Other analysts who have predicted that the Fed would start trimming its bond purchases later this year said they didn’t think Friday’s jobs report would change that timetable.
The Fed has been buying bonds to keep loan rates near record lows to encourage consumers and companies to buy and spend. Other central banks, notably the Bank of Japan, have also been acting aggressively to keep borrowing costs low to try to rejuvenate economic growth.
Low rates make investments that pay interest unattractive. As result, many investors have bought stocks instead. Money pouring into stocks drove the Dow to a record high last month. Stocks have since slipped from their peaks but are still up more than 20 percent since November.

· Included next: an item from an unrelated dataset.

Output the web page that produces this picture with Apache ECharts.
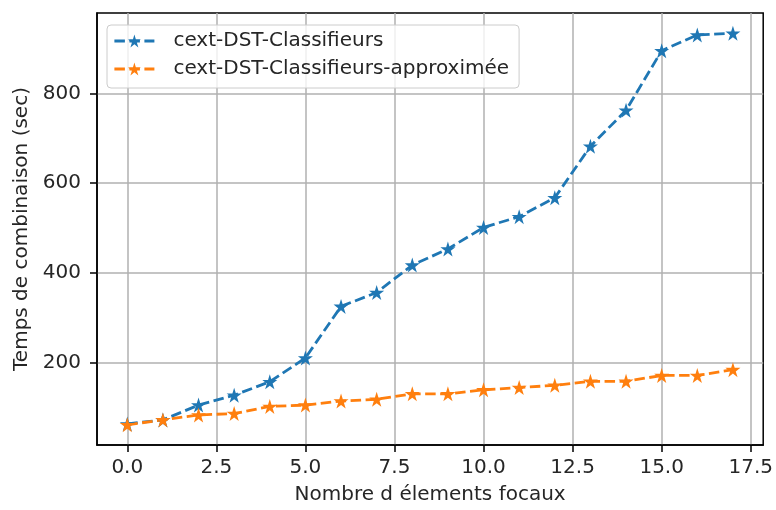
<!DOCTYPE html>
<html>
<head>
<meta charset="utf-8">
<script src="https://cdn.jsdelivr.net/npm/echarts@6/dist/echarts.min.js"></script>
<style>html,body{margin:0;padding:0;background:#fff;}#chart{width:776px;height:510px;}</style>
</head>
<body>
<div id="chart"></div>
<script>
const xValues = [0,1,2,3,4,5,6,7,8,9,10,11,12,13,14,15,16,17];
const exactValues = [63,72,105,127,157,210,325,356,417,453,501,525,567,682,762,895,930,934];
const approxValues = [61,72,83,86,102,105,114,118,130,130,139,144,149,158,158,171,171,184];
const xTicks = [0,2.5,5,7.5,10,12.5,15,17.5];
const yTicks = [200,400,600,800];
const seriesNames = ['cext-DST-Classifieurs','cext-DST-Classifieurs-approximée'];

const STAR = 'path://M50,0 L61.2,34.5 L97.6,34.5 L68.2,55.9 L79.4,90.5 L50,69.1 L20.6,90.5 L31.8,55.9 L2.4,34.5 L38.8,34.5 Z';
const FONT = 'DejaVu Sans';
const FS = 20;

function pairs(ys){ return xValues.map((x,i)=>[x, ys[i]]); }

const chart = echarts.init(document.getElementById('chart'), null, {renderer:'canvas'});
chart.setOption({
  animation:false,
  backgroundColor:'#fff',
  textStyle:{fontFamily:FONT},
  grid:{left:97, right:8, top:13, bottom:60, show:true, borderColor:'#000', borderWidth:1.5, backgroundColor:'transparent'},
  legend:{
    orient:'vertical', left:107, top:25,
    padding:[6,10,9,6], itemGap:8,
    itemWidth:40, itemHeight:16,
    backgroundColor:'rgba(255,255,255,0.8)', borderColor:'#cccccc', borderWidth:1, borderRadius:4,
    lineStyle:{width:2.8},
    textStyle:{fontFamily:FONT, fontSize:FS, color:'#262626', padding:[0,0,0,14]},
    data:seriesNames
  },
  xAxis:{
    type:'value', min:-0.85, max:17.85,
    name:'Nombre d élements focaux', nameLocation:'middle', nameGap:40,
    nameTextStyle:{fontFamily:FONT, fontSize:FS, color:'#262626'},
    axisLine:{show:true, onZero:false, lineStyle:{color:'#000', width:1.5}},
    axisTick:{show:true, inside:false, length:7, customValues:xTicks, lineStyle:{color:'#000', width:1.5}},
    axisLabel:{customValues:xTicks, margin:13, fontFamily:FONT, fontSize:FS, color:'#262626', formatter:v=>v.toFixed(1)},
    splitLine:{show:true, lineStyle:{color:'#b0b0b0', width:1.5}}
  },
  yAxis:{
    type:'value', min:16, max:979,
    name:'Temps de combinaison (sec)', nameLocation:'middle', nameGap:63, nameRotate:90,
    nameTextStyle:{fontFamily:FONT, fontSize:FS, color:'#262626'},
    axisLine:{show:true, onZero:false, lineStyle:{color:'#000', width:1.5}},
    axisTick:{show:true, inside:false, length:7, customValues:yTicks, lineStyle:{color:'#000', width:1.5}},
    axisLabel:{customValues:yTicks, margin:16, fontFamily:FONT, fontSize:FS, color:'#262626'},
    splitLine:{show:true, lineStyle:{color:'#b0b0b0', width:1.5}}
  },
  series:[
    {name:seriesNames[0], type:'line', data:pairs(exactValues), color:'#1f77b4',
     symbol:STAR, symbolSize:15, showAllSymbol:true,
     lineStyle:{width:2.8, type:[10.5,4.5], color:'#1f77b4'},
     itemStyle:{color:'#1f77b4', borderWidth:0}},
    {name:seriesNames[1], type:'line', data:pairs(approxValues), color:'#ff7f0e',
     symbol:STAR, symbolSize:15, showAllSymbol:true,
     lineStyle:{width:2.8, type:[10.5,4.5], color:'#ff7f0e'},
     itemStyle:{color:'#ff7f0e', borderWidth:0}}
  ]
});
</script>
</body>
</html>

The economy grew at a solid annual rate of 2.4 percent in the first three months of the year. Consumer spending rose at the fastest pace in more than two years. But economists worry that the federal spending cuts and higher Social Security taxes, which started Jan. 1, might be slowing growth in the April-June quarter to an annual rate of 2 percent or less.
Jeff Platts, CEO of Sky Zone, a Los Angeles-based company that runs indoor trampoline parks, said consumers appear more willing to spend than they did a couple of years ago. He’s more confident about expanding and hiring.
Sky Zone plans to add 18 locations this year to its 38 existing sites. That will create about 70 full-time and more than 1,000 part-time jobs.
“In most markets we’re in, parents are back to spending on their kids,” Platts said.